### DIRECTIONS FOR THIS TASK
Using the entries that follow, collect the lines where the word "standalone" appears.

### PROVIDED INFORMATION

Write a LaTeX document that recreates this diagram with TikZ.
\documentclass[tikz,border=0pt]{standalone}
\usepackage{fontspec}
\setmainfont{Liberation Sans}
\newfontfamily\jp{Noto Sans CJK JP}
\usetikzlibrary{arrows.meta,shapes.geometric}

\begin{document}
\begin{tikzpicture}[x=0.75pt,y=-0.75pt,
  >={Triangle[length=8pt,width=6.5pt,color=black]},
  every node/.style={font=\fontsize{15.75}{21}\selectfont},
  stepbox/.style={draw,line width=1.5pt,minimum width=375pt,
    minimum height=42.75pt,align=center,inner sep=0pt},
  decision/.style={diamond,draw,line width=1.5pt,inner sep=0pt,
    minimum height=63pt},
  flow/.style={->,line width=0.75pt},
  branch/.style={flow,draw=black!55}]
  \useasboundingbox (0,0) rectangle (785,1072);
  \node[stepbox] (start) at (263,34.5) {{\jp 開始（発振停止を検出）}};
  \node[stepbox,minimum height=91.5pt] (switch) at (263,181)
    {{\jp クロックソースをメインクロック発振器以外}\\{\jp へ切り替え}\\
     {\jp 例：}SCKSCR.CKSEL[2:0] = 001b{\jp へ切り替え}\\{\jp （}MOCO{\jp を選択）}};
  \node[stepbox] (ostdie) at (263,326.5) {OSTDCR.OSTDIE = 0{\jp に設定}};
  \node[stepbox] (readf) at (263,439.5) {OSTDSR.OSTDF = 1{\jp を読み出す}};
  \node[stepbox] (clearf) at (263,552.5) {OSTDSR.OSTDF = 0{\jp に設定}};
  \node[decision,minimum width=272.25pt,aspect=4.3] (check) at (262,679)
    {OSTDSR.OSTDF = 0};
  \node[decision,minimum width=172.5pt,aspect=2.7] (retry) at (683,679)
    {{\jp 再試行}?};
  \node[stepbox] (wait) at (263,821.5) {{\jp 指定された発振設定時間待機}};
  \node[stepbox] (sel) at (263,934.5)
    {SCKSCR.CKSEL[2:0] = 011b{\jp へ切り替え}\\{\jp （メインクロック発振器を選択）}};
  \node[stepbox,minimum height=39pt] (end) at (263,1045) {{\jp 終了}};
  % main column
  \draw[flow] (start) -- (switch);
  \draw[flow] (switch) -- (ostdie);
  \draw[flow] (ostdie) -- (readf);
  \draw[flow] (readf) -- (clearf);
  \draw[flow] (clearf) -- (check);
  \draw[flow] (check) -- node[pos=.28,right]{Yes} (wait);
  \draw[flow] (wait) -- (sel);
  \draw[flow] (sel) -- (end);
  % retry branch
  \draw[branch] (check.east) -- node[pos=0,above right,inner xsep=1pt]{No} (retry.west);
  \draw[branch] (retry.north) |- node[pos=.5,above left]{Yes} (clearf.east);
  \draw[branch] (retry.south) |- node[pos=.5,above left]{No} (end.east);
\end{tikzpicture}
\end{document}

...

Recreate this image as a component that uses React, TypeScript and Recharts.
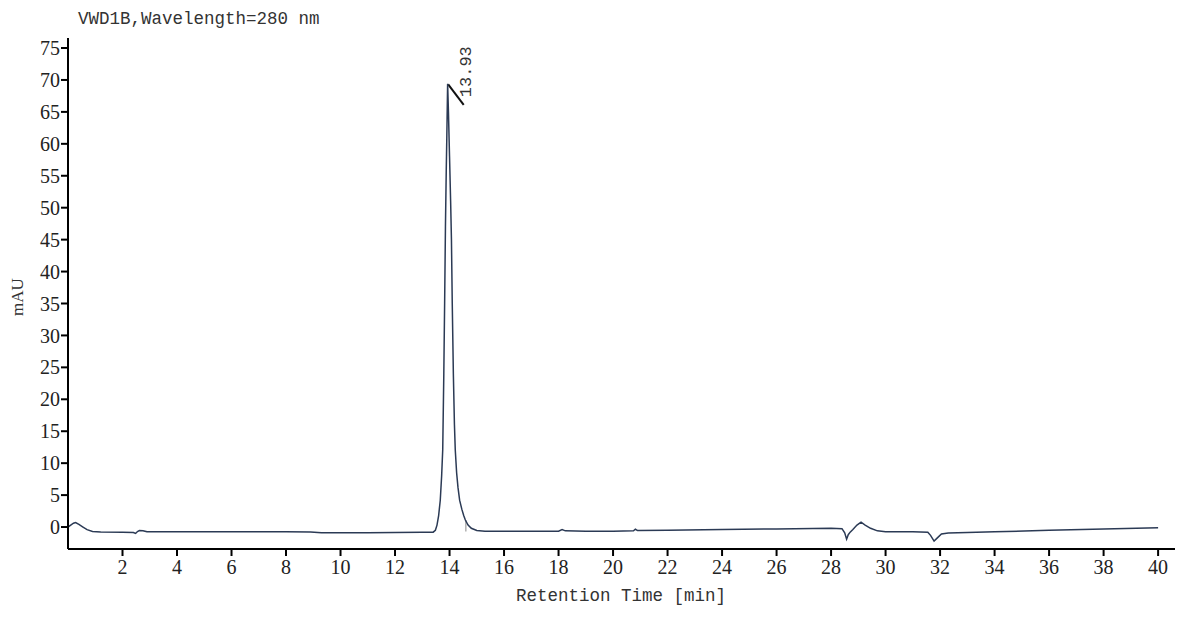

---

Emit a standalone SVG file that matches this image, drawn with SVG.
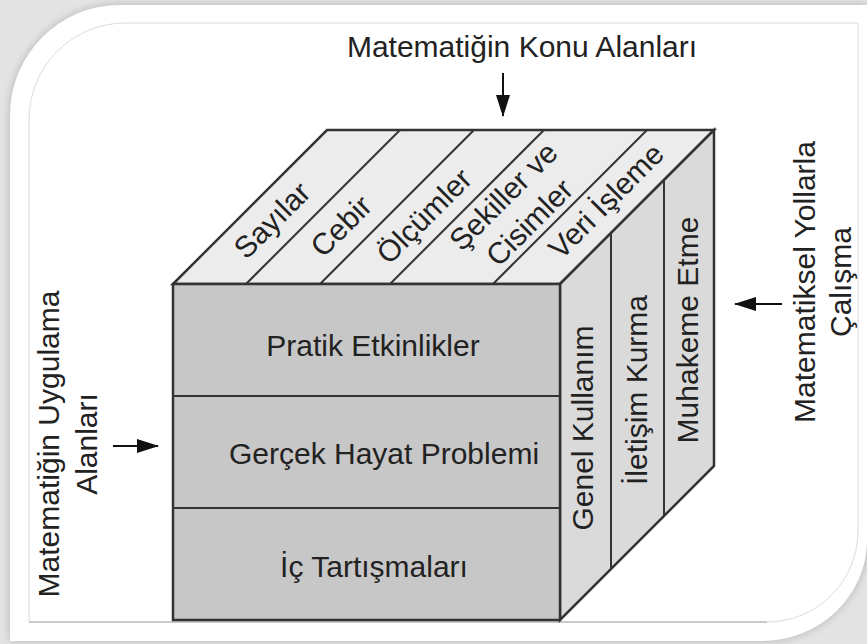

### SOLUTION FOR THIS EXERCISE
\documentclass[tikz,border=0pt]{standalone}
Emit a standalone SVG file that matches this image, drawn with SVG.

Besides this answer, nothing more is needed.